Short problem: Copy only the lines from the one containing "Emit a LaTeX" through the final line of the records below, exactly as written, with no pictures.

Supplied material:

————————

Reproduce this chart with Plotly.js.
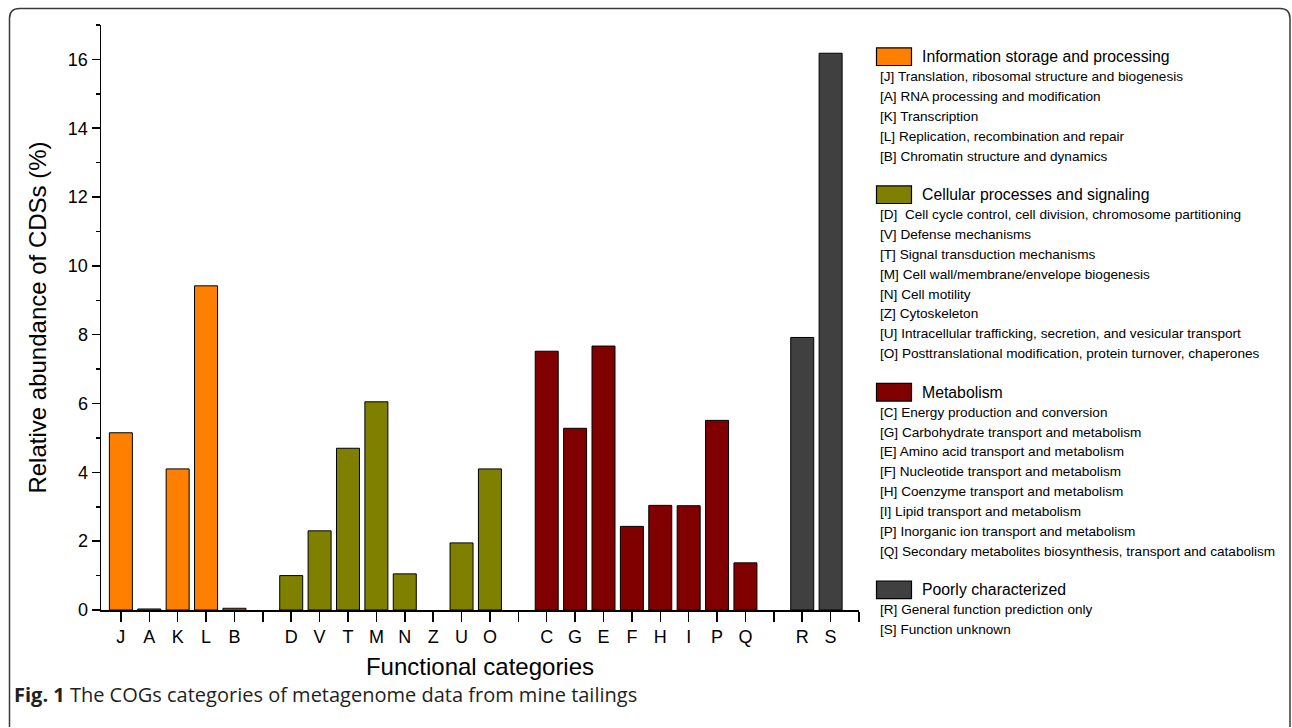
<!DOCTYPE html>
<html>
<head>
<meta charset="utf-8">
<script src="https://cdn.plot.ly/plotly-3.0.1.min.js"></script>
<style>html,body{margin:0;padding:0;background:#fff;}#chart{width:1292px;height:728px;}</style>
</head>
<body>
<div id="chart"></div>
<script>
// ---- data ----
const categories = ['J','A','K','L','B','','D','V','T','M','N','Z','U','O','','C','G','E','F','H','I','P','Q','','R','S',''];
const groupNames = ['Information storage and processing','Cellular processes and signaling','Metabolism','Poorly characterized'];
const groupColors = ['#FF8000','#808000','#800000','#404040'];
const groupLetters = [
  ['J','A','K','L','B'],
  ['D','V','T','M','N','Z','U','O'],
  ['C','G','E','F','H','I','P','Q'],
  ['R','S']
];
const infoValues = [5.15, 0.03, 4.1, 9.42, 0.05];
const cellularValues = [1.0, 2.3, 4.7, 6.05, 1.05, 0, 1.95, 4.1];
const metabolismValues = [7.52, 5.28, 7.67, 2.43, 3.04, 3.03, 5.51, 1.37];
const poorlyValues = [7.92, 16.18];
const groupValues = [infoValues, cellularValues, metabolismValues, poorlyValues];
const descriptions = [
  ['[J] Translation, ribosomal structure and biogenesis','[A] RNA processing and modification','[K] Transcription','[L] Replication, recombination and repair','[B] Chromatin structure and dynamics'],
  ['[D]  Cell cycle control, cell division, chromosome partitioning','[V] Defense mechanisms','[T] Signal transduction mechanisms','[M] Cell wall/membrane/envelope biogenesis','[N] Cell motility','[Z] Cytoskeleton','[U] Intracellular trafficking, secretion, and vesicular transport','[O] Posttranslational modification, protein turnover, chaperones'],
  ['[C] Energy production and conversion','[G] Carbohydrate transport and metabolism','[E] Amino acid transport and metabolism','[F] Nucleotide transport and metabolism','[H] Coenzyme transport and metabolism','[I] Lipid transport and metabolism','[P] Inorganic ion transport and metabolism','[Q] Secondary metabolites biosynthesis, transport and catabolism'],
  ['[R] General function prediction only','[S] Function unknown']
];
const yTitle = 'Relative abundance of CDSs (%)';
const xTitle = 'Functional categories';
const captionBold = 'Fig. 1';
const captionText = ' The COGs categories of metagenome data from mine tailings';

// ---- layout geometry (pixels) ----
const W = 1292, H = 728;
const L = 101, R = 859, T = 25, B = 610;
const PX = x => (x - L) / (R - L);
const PY = y => (B - y) / (B - T);
const FONT = 'Liberation Sans';

const traces = groupLetters.map((letters, g) => ({
  type: 'bar',
  name: groupNames[g],
  x: letters.map(l => categories.indexOf(l)),
  y: groupValues[g],
  width: 0.81,
  marker: {color: groupColors[g], line: {color: '#000', width: groupValues[g].map(v => v > 0 ? 1 : 0)}},
  showlegend: false,
  hoverinfo: 'x+y'
}));

const annotations = [];
const shapes = [];
let y = 56.7;
const step = 19.85;
groupNames.forEach((name, g) => {
  shapes.push({type:'rect', xref:'paper', yref:'paper',
    x0: PX(876.5), x1: PX(911.5), y0: PY(y - 8.8), y1: PY(y + 8.8),
    fillcolor: groupColors[g], line:{color:'#000', width:1.2}});
  annotations.push({xref:'paper', yref:'paper', x: PX(920), y: PY(y), xanchor:'left', yanchor:'middle',
    text: name, showarrow:false, font:{family:FONT, size:15.8, color:'#000'}});
  let yy = y + 20;
  descriptions[g].forEach((d, i) => {
    annotations.push({xref:'paper', yref:'paper', x: PX(878), y: PY(yy), xanchor:'left', yanchor:'middle',
      text: d, showarrow:false, font:{family:FONT, size:13.6, color:'#000'}});
    if (i < descriptions[g].length - 1) yy += step;
  });
  y = yy + 38.6;
});

// caption
annotations.push({xref:'paper', yref:'paper', x: PX(12), y: PY(694), xanchor:'left', yanchor:'middle',
  text: '<b>' + captionBold + '</b>' + captionText, showarrow:false,
  font:{family:'Open Sans', size:20, color:'#231f20'}});

// frame with rounded corners
const fl = 9.5, ft = 8.5, fr = 1290, fb = 727, rad = 10;
const fpath = 'M ' + PX(fl) + ',' + PY(fb) +
  ' L ' + PX(fl) + ',' + PY(ft + rad) +
  ' Q ' + PX(fl) + ',' + PY(ft) + ' ' + PX(fl + rad) + ',' + PY(ft) +
  ' L ' + PX(fr - rad) + ',' + PY(ft) +
  ' Q ' + PX(fr) + ',' + PY(ft) + ' ' + PX(fr) + ',' + PY(ft + rad) +
  ' L ' + PX(fr) + ',' + PY(fb);
shapes.push({type:'path', xref:'paper', yref:'paper', path: fpath, line:{color:'#3a3a3a', width:1.5}});

const layout = {
  width: W, height: H,
  margin: {l: L, r: W - R, t: T, b: H - B, pad: 0},
  paper_bgcolor: '#fff', plot_bgcolor: '#fff',
  showlegend: false,
  bargap: 0,
  font: {family: FONT, color: '#000'},
  xaxis: {
    range: [-0.7, 26],
    tickmode: 'array',
    tickvals: categories.map((c, i) => i),
    ticktext: categories,
    ticks: 'outside', ticklen: 10, tickwidth: 1.5, tickcolor: '#000',
    showline: true, linecolor: '#000', linewidth: 1.5,
    showgrid: false, zeroline: false,
    tickfont: {size: 18, family: FONT, color:'#000'},
    title: {text: xTitle, font: {size: 24, family: FONT, color:'#000'}, standoff: 12}
  },
  yaxis: {
    range: [0, 17],
    dtick: 2, tick0: 0,
    ticks: 'outside', ticklen: 8, tickwidth: 1.5, tickcolor: '#000',
    minor: {dtick: 1, ticks: 'outside', ticklen: 4, tickwidth: 1.5, tickcolor: '#000', showgrid:false},
    showline: true, linecolor: '#000', linewidth: 1.5,
    showgrid: false, zeroline: false,
    tickfont: {size: 18, family: FONT, color:'#000'},
    title: {text: yTitle, font: {size: 24, family: FONT, color:'#000'}, standoff: 14}
  },
  annotations: annotations,
  shapes: shapes
};

Plotly.newPlot('chart', traces, layout, {staticPlot: true, displayModeBar: false});
</script>
</body>
</html>
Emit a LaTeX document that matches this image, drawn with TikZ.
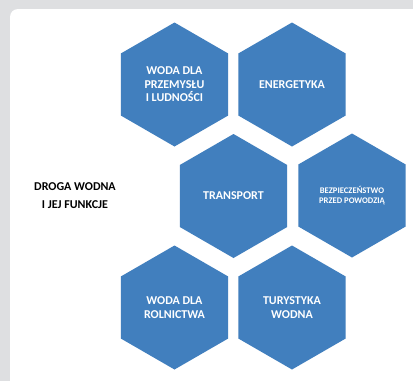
\documentclass[tikz,border=0pt]{standalone}
\usepackage{fontspec}
\setmainfont{Carlito}
\usepackage{xcolor}
\definecolor{wblue}{RGB}{65,127,190}
\definecolor{wgrey}{RGB}{222,223,225}
\usepackage{tikz}
\usetikzlibrary{shapes.geometric}
\tikzset{
  hexa/.style={regular polygon, regular polygon sides=6, shape border rotate=30, fill=wblue, draw=none, inner sep=0pt, minimum size=124pt, text=white, align=center, font=\fontsize{12}{13.5}\selectfont\bfseries},
  hexsmall/.style={hexa, font=\fontsize{8.6}{9.5}\selectfont\bfseries},
  title/.style={align=center, text=black, font=\fontsize{12}{18}\selectfont\bfseries}
}

\begin{document}
\begin{tikzpicture}[x=1pt,y=-1pt]
  \useasboundingbox (0,0) rectangle (413,381);
  \clip (0,0) rectangle (413,381);
  \fill[wgrey] (0,0) rectangle (413,381);
  \fill[white, rounded corners=8pt] (10,9) rectangle (440,410);
  % honeycomb, three rows of two cells
  \node[hexa] (woda) at (174.5,84.5) {WODA DLA\\PRZEMYSŁU\\I LUDNOŚCI};
  \node[hexa] (energ) at (292,84.5) {ENERGETYKA};
  \node[hexa] (transp) at (233.5,196) {TRANSPORT};
  \node[hexsmall] (bezp) at (352,195.5) {BEZPIECZEŃSTWO\\PRZED POWODZIĄ};
  \node[hexa] (roln) at (174.5,307.5) {WODA DLA\\ROLNICTWA};
  \node[hexa] (turyst) at (292,307.5) {TURYSTYKA\\WODNA};
  \node[title] (droga) at (75,195.5) {DROGA WODNA\\I JEJ FUNKCJE};
\end{tikzpicture}
\end{document}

————————

Written solution:
Emit a LaTeX document that matches this image, drawn with TikZ.
\documentclass[tikz,border=0pt]{standalone}
\usepackage{fontspec}
\setmainfont{Carlito}
\usepackage{xcolor}
\definecolor{wblue}{RGB}{65,127,190}
\definecolor{wgrey}{RGB}{222,223,225}
\usepackage{tikz}
\usetikzlibrary{shapes.geometric}
\tikzset{
  hexa/.style={regular polygon, regular polygon sides=6, shape border rotate=30, fill=wblue, draw=none, inner sep=0pt, minimum size=124pt, text=white, align=center, font=\fontsize{12}{13.5}\selectfont\bfseries},
  hexsmall/.style={hexa, font=\fontsize{8.6}{9.5}\selectfont\bfseries},
  title/.style={align=center, text=black, font=\fontsize{12}{18}\selectfont\bfseries}
}

\begin{document}
\begin{tikzpicture}[x=1pt,y=-1pt]
  \useasboundingbox (0,0) rectangle (413,381);
  \clip (0,0) rectangle (413,381);
  \fill[wgrey] (0,0) rectangle (413,381);
  \fill[white, rounded corners=8pt] (10,9) rectangle (440,410);
  % honeycomb, three rows of two cells
  \node[hexa] (woda) at (174.5,84.5) {WODA DLA\\PRZEMYSŁU\\I LUDNOŚCI};
  \node[hexa] (energ) at (292,84.5) {ENERGETYKA};
  \node[hexa] (transp) at (233.5,196) {TRANSPORT};
  \node[hexsmall] (bezp) at (352,195.5) {BEZPIECZEŃSTWO\\PRZED POWODZIĄ};
  \node[hexa] (roln) at (174.5,307.5) {WODA DLA\\ROLNICTWA};
  \node[hexa] (turyst) at (292,307.5) {TURYSTYKA\\WODNA};
  \node[title] (droga) at (75,195.5) {DROGA WODNA\\I JEJ FUNKCJE};
\end{tikzpicture}
\end{document}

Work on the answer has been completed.